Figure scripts
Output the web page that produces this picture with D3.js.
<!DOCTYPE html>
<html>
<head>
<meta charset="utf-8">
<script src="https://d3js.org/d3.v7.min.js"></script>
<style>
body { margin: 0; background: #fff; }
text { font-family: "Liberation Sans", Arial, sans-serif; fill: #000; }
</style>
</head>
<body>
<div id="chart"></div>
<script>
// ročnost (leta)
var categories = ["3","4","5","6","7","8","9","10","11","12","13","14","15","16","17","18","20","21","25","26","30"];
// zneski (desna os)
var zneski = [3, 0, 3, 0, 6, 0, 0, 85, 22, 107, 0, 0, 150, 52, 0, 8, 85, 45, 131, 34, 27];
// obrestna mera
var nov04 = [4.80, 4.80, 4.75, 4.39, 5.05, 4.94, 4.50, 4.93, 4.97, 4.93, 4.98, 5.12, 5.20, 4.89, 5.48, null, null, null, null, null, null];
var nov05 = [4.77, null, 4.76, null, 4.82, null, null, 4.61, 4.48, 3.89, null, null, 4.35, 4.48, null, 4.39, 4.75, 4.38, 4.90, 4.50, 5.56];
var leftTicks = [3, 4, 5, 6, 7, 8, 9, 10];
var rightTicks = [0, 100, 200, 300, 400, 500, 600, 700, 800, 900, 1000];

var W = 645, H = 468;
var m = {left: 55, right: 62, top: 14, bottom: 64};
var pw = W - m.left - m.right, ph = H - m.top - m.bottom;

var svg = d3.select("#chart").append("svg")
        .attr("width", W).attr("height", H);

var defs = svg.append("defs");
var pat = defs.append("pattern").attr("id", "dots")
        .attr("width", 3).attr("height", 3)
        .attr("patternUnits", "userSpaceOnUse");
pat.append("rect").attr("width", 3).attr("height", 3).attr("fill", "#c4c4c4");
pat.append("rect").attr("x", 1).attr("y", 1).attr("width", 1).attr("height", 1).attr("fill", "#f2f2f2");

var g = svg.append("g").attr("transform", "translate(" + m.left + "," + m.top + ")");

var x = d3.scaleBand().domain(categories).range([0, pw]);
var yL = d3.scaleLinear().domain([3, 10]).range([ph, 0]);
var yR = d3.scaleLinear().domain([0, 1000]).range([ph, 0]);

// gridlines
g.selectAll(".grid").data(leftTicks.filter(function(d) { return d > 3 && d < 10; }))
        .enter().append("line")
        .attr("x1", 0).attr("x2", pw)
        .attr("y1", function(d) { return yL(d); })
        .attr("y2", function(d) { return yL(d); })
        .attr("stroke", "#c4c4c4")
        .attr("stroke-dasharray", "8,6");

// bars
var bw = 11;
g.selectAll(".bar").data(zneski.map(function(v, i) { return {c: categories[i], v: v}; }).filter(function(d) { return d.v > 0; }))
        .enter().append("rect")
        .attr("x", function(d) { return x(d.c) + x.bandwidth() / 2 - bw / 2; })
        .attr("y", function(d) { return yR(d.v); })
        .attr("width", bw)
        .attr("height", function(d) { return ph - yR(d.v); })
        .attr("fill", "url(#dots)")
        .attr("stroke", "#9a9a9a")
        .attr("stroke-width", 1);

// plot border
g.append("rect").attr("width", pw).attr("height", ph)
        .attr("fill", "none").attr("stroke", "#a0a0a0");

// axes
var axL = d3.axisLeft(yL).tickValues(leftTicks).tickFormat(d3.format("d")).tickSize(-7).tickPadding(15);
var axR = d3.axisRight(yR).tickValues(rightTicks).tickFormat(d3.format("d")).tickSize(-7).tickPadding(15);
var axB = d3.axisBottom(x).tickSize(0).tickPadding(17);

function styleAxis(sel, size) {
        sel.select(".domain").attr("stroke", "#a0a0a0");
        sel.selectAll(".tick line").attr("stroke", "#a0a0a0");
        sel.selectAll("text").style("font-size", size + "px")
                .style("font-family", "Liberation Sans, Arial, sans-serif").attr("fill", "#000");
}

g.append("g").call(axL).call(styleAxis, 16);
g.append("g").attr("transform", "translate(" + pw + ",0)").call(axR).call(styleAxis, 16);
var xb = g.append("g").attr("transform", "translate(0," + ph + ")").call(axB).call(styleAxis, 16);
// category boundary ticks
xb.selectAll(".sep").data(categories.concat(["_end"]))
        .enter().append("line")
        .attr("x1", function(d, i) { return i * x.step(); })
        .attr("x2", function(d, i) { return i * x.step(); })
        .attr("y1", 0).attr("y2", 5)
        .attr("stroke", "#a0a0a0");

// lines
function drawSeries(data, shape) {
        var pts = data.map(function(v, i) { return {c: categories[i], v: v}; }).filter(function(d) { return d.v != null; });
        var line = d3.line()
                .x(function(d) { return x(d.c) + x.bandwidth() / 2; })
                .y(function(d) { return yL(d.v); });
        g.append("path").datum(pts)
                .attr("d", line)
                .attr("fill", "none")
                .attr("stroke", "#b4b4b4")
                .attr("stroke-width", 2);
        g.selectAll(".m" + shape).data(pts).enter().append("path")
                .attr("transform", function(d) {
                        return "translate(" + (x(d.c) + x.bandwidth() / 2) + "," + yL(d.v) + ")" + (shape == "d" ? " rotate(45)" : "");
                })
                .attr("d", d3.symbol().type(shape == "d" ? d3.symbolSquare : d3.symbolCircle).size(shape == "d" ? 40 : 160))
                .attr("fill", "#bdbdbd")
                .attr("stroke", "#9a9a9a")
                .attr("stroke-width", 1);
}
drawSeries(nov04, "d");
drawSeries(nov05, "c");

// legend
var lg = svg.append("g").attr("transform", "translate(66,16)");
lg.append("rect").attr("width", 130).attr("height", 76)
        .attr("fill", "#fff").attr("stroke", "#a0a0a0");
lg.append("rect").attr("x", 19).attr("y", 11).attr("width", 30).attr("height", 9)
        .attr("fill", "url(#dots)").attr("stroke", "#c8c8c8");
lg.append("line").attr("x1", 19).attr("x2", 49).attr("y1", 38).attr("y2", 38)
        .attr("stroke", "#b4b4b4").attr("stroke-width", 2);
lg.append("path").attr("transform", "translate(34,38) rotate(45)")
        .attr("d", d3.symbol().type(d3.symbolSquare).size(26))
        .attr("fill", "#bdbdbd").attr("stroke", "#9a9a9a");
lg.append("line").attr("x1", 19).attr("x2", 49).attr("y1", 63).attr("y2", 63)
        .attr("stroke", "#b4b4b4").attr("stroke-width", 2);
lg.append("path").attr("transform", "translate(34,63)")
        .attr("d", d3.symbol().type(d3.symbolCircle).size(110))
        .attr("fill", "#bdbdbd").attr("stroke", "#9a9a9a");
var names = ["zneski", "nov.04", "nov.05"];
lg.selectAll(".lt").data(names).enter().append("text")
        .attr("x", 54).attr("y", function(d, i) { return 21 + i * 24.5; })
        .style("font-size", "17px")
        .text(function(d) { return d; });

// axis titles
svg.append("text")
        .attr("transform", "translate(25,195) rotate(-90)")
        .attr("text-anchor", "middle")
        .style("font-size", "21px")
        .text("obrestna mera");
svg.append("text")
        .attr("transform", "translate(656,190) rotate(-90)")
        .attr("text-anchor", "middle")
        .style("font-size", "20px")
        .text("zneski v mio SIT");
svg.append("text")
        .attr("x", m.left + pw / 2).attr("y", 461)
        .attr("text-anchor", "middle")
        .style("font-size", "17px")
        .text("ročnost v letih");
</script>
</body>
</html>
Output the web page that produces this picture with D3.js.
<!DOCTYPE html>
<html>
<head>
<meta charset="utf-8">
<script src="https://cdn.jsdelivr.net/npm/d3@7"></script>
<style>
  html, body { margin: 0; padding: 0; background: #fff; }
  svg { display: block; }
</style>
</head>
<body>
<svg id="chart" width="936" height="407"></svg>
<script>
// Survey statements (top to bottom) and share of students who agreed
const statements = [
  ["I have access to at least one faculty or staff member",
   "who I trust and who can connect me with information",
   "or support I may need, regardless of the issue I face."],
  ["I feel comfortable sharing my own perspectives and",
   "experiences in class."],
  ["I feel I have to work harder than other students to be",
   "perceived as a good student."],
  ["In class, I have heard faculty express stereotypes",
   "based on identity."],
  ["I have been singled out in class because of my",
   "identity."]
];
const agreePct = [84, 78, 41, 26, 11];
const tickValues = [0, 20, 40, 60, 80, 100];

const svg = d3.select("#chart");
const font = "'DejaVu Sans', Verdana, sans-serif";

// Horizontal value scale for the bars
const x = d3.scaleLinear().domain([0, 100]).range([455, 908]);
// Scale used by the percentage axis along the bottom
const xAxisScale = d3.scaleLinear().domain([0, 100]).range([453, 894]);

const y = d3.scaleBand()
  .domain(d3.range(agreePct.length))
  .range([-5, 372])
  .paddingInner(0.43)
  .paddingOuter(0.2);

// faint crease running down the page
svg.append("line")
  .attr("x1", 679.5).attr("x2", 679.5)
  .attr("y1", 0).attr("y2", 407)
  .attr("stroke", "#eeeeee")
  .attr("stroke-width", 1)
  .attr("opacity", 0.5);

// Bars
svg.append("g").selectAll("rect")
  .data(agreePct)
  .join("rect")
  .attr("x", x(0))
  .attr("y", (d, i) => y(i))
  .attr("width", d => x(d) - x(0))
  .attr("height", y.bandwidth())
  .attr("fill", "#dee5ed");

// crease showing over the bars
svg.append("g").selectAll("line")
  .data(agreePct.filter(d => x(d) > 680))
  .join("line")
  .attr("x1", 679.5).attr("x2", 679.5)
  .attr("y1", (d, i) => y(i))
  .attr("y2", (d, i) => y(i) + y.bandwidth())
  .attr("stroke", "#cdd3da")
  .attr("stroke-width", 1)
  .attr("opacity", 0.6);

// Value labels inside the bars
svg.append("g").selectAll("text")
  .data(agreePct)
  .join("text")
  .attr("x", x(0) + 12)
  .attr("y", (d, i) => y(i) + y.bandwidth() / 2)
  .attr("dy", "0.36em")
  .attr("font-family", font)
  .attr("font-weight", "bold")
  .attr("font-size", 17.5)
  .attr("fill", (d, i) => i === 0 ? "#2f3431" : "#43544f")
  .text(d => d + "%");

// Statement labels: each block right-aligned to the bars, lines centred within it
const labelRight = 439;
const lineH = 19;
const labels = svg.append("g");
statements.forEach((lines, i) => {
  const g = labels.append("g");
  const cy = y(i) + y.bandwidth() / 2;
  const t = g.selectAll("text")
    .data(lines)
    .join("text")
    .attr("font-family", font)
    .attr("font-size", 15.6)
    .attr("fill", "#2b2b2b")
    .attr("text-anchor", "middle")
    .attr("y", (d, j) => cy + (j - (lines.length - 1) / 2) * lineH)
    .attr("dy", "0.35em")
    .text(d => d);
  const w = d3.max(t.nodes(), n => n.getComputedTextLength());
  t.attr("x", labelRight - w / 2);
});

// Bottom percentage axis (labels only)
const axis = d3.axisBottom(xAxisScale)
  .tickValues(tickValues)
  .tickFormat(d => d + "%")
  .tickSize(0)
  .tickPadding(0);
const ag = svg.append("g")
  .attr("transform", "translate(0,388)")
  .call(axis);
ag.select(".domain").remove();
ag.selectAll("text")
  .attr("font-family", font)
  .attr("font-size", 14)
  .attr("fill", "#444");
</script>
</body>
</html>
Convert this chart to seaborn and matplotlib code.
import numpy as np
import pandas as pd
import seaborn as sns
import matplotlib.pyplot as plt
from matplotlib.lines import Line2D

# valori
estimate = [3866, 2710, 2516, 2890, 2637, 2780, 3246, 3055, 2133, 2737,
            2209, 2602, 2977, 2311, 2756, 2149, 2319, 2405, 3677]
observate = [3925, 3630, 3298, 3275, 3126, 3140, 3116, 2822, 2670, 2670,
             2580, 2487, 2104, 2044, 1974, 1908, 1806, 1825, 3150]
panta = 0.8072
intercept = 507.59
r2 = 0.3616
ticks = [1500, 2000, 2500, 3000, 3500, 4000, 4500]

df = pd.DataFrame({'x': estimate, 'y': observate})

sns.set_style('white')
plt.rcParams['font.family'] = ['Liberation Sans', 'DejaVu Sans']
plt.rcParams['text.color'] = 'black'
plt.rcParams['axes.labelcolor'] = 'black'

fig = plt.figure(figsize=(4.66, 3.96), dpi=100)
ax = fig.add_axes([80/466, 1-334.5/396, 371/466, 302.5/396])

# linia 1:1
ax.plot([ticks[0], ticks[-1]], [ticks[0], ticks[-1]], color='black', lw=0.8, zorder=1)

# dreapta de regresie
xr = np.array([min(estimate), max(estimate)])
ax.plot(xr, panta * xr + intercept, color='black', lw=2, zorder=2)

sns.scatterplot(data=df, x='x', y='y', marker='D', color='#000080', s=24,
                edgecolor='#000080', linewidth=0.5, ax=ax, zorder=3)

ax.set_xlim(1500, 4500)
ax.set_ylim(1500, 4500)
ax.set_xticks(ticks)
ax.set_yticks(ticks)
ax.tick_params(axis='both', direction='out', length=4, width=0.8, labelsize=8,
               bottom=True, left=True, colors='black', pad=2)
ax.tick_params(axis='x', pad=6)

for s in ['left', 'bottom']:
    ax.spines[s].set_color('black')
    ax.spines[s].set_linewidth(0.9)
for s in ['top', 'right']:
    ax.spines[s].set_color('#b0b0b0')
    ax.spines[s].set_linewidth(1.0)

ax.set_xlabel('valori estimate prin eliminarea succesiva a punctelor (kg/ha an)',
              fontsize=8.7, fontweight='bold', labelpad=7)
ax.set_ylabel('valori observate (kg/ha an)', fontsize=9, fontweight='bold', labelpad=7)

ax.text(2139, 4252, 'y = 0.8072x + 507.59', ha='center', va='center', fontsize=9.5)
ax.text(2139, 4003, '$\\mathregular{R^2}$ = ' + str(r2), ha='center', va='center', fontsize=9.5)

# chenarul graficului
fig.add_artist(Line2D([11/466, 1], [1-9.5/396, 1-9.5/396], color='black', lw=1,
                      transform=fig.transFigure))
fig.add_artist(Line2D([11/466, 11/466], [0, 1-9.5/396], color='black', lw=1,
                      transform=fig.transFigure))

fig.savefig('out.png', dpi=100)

* What this task involves *
Begin at the line that has "Convert this chart", stop after the line that has "plt.rcParams['axes.labelcolor'] = 'black'", and repeat exactly those lines, nothing more.

* Reply *
Convert this chart to seaborn and matplotlib code.
import numpy as np
import pandas as pd
import seaborn as sns
import matplotlib.pyplot as plt
from matplotlib.lines import Line2D

# valori
estimate = [3866, 2710, 2516, 2890, 2637, 2780, 3246, 3055, 2133, 2737,
            2209, 2602, 2977, 2311, 2756, 2149, 2319, 2405, 3677]
observate = [3925, 3630, 3298, 3275, 3126, 3140, 3116, 2822, 2670, 2670,
             2580, 2487, 2104, 2044, 1974, 1908, 1806, 1825, 3150]
panta = 0.8072
intercept = 507.59
r2 = 0.3616
ticks = [1500, 2000, 2500, 3000, 3500, 4000, 4500]

df = pd.DataFrame({'x': estimate, 'y': observate})

sns.set_style('white')
plt.rcParams['font.family'] = ['Liberation Sans', 'DejaVu Sans']
plt.rcParams['text.color'] = 'black'
plt.rcParams['axes.labelcolor'] = 'black'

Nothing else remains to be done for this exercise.